The study of temperature effect was very important for evaluating activation energy and intrinsic rate. The effect of reaction temperature was investigated in the range of 333.15 K to 353.15 K. The optimum catalyst loading (26.8%, w/w) and molar ratio of methanol to FFAs (θ=10) were kept constant for these experimental runs (run 4, 6 and 7 in Table 2). The time courses of FFAs conversion were displayed in FIG. 3. FIG. 3 indicated that the reaction rates and final conversion increases with increase in temperature at the optimal catalyst loading of 26.8% (w/w). In many esterification reactions, the heat of reaction was negligible and resulted in the equilibrium conversion being independent of temperature. However, the equilibrium conversion was observed to be dependent on temperature in this study. The equilibrium conversion increased from about 0.8 to 0.95 with an increase in temperature from 333.15 K to 353.15 K.
The initial molar ratio of methanol to FFAs was varied from 1:1 to 20:1 at a temperature of 343.15 K and 26.8% (w/w) catalyst loading (run 8, 6 and 9 in Table 2). FIG. 4 showed the experimental results. As observed, not only the reaction rate but also equilibrium conversion increased with the initial reactant molar ratio. The equilibrium conversion of FFAs increased from about 0.45 at a feed molar ratio (methanol to FFAs) of 1:1 to 0.96 at a feed molar ratio (methanol to FFAs) of 20:1.
Theoretically, the esterification of 1 mole of FFAs required 1 mole alcohol for yield of fatty acid methyl esters. According to LeChatelier's Principle, excess of alcohol used shifts the equilibrium of reversible reaction towards the direction of esters formation. In this work, increase in the methanol/FFAs molar ratio from 1:1 to 10:1 exhibited a significant effect on the fatty acid methyl esters formation. However, slightly significant effect on esters formation was observed when the initial molar ratio was further increased from 10:1 to 20:1. Excess methanol used in biodiesel production can be recycled to improve operation economics.

Claims

1. An acid-catalyzed mixture comprising (a) free fatty acids; (b) alcohol; and (c) acid exchange resin.
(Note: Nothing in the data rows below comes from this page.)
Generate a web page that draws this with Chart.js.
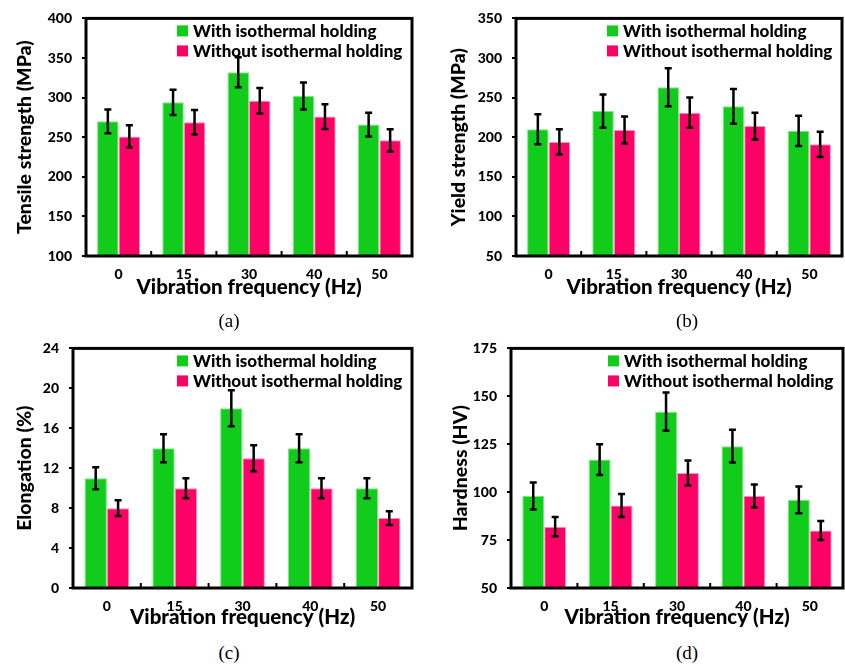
<!DOCTYPE html>
<html>
<head>
<meta charset="utf-8">
<script src="https://cdn.jsdelivr.net/npm/chart.js@4.4.0/dist/chart.umd.min.js"></script>
<style>
  body { margin: 0; background: #fff; width: 845px; height: 666px; position: relative; overflow: hidden; }
  canvas { position: absolute; }
  .cap { position: absolute; width: 60px; text-align: center; font-family: "Liberation Serif", serif; font-size: 19px; color: #000; }
</style>
</head>
<body>
<canvas id="chartA" width="420" height="300" style="left:0;top:0"></canvas>
<canvas id="chartB" width="425" height="300" style="left:420px;top:0"></canvas>
<canvas id="chartC" width="420" height="300" style="left:0;top:330px"></canvas>
<canvas id="chartD" width="425" height="300" style="left:420px;top:330px"></canvas>
<div class="cap" style="left:199px;top:310px">(a)</div>
<div class="cap" style="left:657px;top:310px">(b)</div>
<div class="cap" style="left:199px;top:642px">(c)</div>
<div class="cap" style="left:657px;top:642px">(d)</div>
<script>
const frequencies = ['0', '15', '30', '40', '50'];
const seriesNames = ['With isothermal holding', 'Without isothermal holding'];

const tensileWith = [270, 294, 332, 302, 266];
const tensileWithErr = [15, 16, 19, 17, 15];
const tensileWithout = [251, 269, 296, 276, 246];
const tensileWithoutErr = [14, 15.5, 16, 15.5, 14];

const yieldWith = [210, 233, 263, 239, 208];
const yieldWithErr = [19, 21, 24, 22, 19];
const yieldWithout = [194, 209, 231, 214, 191];
const yieldWithoutErr = [16, 17, 19, 17, 16];

const elongWith = [11, 14, 18, 14, 10];
const elongWithErr = [1.1, 1.4, 1.8, 1.4, 1];
const elongWithout = [8, 10, 13, 10, 7];
const elongWithoutErr = [0.8, 1, 1.3, 1, 0.7];

const hardWith = [98, 117, 142, 124, 96];
const hardWithErr = [7, 8, 10, 8.5, 7];
const hardWithout = [82, 93, 110, 98, 80];
const hardWithoutErr = [5, 6, 6.5, 6, 5];

const green = '#12cc1c';
const pink = '#ff0066';
const fontFam = 'Lato, "DejaVu Sans", sans-serif';

// error bars, frame, inner ticks and legend
const extras = {
  id: 'extras',
  afterDatasetsDraw(chart) {
    const ctx = chart.ctx;
    const y = chart.scales.y;
    ctx.save();
    ctx.strokeStyle = '#000';
    ctx.lineWidth = 2.5;
    chart.data.datasets.forEach((ds, i) => {
      chart.getDatasetMeta(i).data.forEach((bar, j) => {
        const top = y.getPixelForValue(ds.data[j] + ds.errors[j]);
        const bot = y.getPixelForValue(ds.data[j] - ds.errors[j]);
        ctx.beginPath();
        ctx.moveTo(bar.x, top); ctx.lineTo(bar.x, bot);
        ctx.moveTo(bar.x - 3.5, top); ctx.lineTo(bar.x + 3.5, top);
        ctx.moveTo(bar.x - 3.5, bot); ctx.lineTo(bar.x + 3.5, bot);
        ctx.stroke();
      });
    });
    ctx.restore();
  },
  afterDraw(chart) {
    const ctx = chart.ctx;
    const a = chart.chartArea;
    const x = chart.scales.x;
    ctx.save();
    ctx.strokeStyle = '#000';
    ctx.lineWidth = 3;
    ctx.strokeRect(a.left, a.top, a.right - a.left, a.bottom - a.top);
    ctx.lineWidth = 2;
    ctx.beginPath();
    for (let i = 1; i < frequencies.length; i++) {
      const px = (x.getPixelForValue(i - 1) + x.getPixelForValue(i)) / 2;
      ctx.moveTo(px, a.bottom);
      ctx.lineTo(px, a.bottom - 5);
    }
    ctx.stroke();
    // legend
    ctx.font = '900 17px ' + fontFam;
    ctx.textBaseline = 'middle';
    chart.data.datasets.forEach((ds, i) => {
      const lx = a.right - 235;
      const ly = a.top + 7 + i * 20;
      ctx.fillStyle = ds.backgroundColor;
      ctx.fillRect(lx, ly, 11, 11);
      ctx.fillStyle = '#000';
      ctx.fillText(ds.label, lx + 16, ly + 6);
    });
    ctx.restore();
  }
};

function makeChart(id, cfg) {
  new Chart(document.getElementById(id), {
    type: 'bar',
    data: {
      labels: frequencies,
      datasets: [
        { label: seriesNames[0], data: cfg.with, errors: cfg.withErr, backgroundColor: green, borderColor: '#7be882', borderWidth: 1, borderSkipped: 'bottom' },
        { label: seriesNames[1], data: cfg.without, errors: cfg.withoutErr, backgroundColor: pink, borderColor: '#ff8fbc', borderWidth: 1, borderSkipped: 'bottom' }
      ]
    },
    options: {
      responsive: false,
      animation: false,
      devicePixelRatio: 1,
      layout: { padding: { top: cfg.padTop, right: cfg.padRight, left: 0, bottom: 0 } },
      plugins: { legend: { display: false }, tooltip: { enabled: false } },
      datasets: { bar: { barPercentage: 1, categoryPercentage: 0.66 } },
      scales: {
        x: {
          grid: { display: false },
          border: { display: false },
          ticks: { color: '#000', font: { family: fontFam, weight: '900', size: 14 }, padding: 2 },
          title: { display: true, text: 'Vibration frequency (Hz)', color: '#000', font: { family: fontFam, weight: '900', size: 20.5 }, padding: 0 },
          afterFit: s => { s.height = cfg.xHeight; }
        },
        y: {
          min: cfg.min, max: cfg.max,
          ticks: { stepSize: cfg.step, color: '#000', font: { family: fontFam, weight: '900', size: 14 }, padding: 10 },
          grid: { drawOnChartArea: false, color: '#000', lineWidth: 2, tickLength: 4 },
          border: { display: false },
          title: { display: true, text: cfg.title, color: '#000', font: { family: fontFam, weight: '900', size: 19.5 }, padding: { top: cfg.titlePad } },
          afterFit: s => { s.width = cfg.yWidth; }
        }
      }
    },
    plugins: [extras]
  });
}

makeChart('chartA', { with: tensileWith, withErr: tensileWithErr, without: tensileWithout, withoutErr: tensileWithoutErr,
  min: 100, max: 400, step: 50, title: 'Tensile strength (MPa)', padTop: 17, padRight: 8, xHeight: 44, yWidth: 86, titlePad: 13 });
makeChart('chartB', { with: yieldWith, withErr: yieldWithErr, without: yieldWithout, withoutErr: yieldWithoutErr,
  min: 50, max: 350, step: 50, title: 'Yield strength (MPa)', padTop: 17, padRight: 3, xHeight: 44, yWidth: 96, titlePad: 27 });
makeChart('chartC', { with: elongWith, withErr: elongWithErr, without: elongWithout, withoutErr: elongWithoutErr,
  min: 0, max: 24, step: 4, title: 'Elongation (%)', padTop: 17, padRight: 8, xHeight: 42, yWidth: 73, titlePad: 13 });
makeChart('chartD', { with: hardWith, withErr: hardWithErr, without: hardWithout, withoutErr: hardWithoutErr,
  min: 50, max: 175, step: 25, title: 'Hardness (HV)', padTop: 17, padRight: 2, xHeight: 42, yWidth: 91, titlePad: 29 });
</script>
</body>
</html>
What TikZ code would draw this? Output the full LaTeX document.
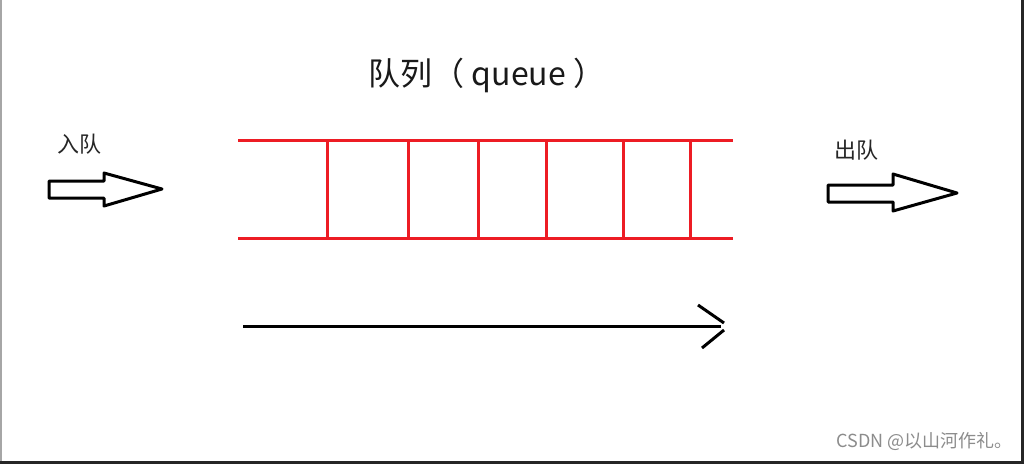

2. The mixture of claim 1 wherein the resin is acid cation-exchange resin.

3. The mixture of claim 1 wherein the (a) is prepared by hydrolysis of oils or fats.

4. The mixture of claim 1 wherein the (a) is natural occurring in the raw material obtained.

5. The mixture of claim 1 wherein the (b) is methanol.

6. The mixture of claim 1 wherein the (b) is ethanol.

7. The mixture of claim 3 wherein the hydrolysis is carried out by lipase.

8. A method for producing a biodiesel comprising:

a) providing the mixture of claim 1; and

b) reacting the alcohol with free fatty acids in the presence of the acid exchange resin to obtain a mixture of fatty acid alkyl esters and triglycerol.

9. The method of claim 8 further comprising analyzing the free fatty acids conversion during esterification reaction by using acid-base titration.

10. The method of claim 8 wherein the resin is acid cation-exchange resin.

11. The method of claim 8 wherein the alcohol is methanol.

12. The method of claim 8 wherein the alcohol is ethanol.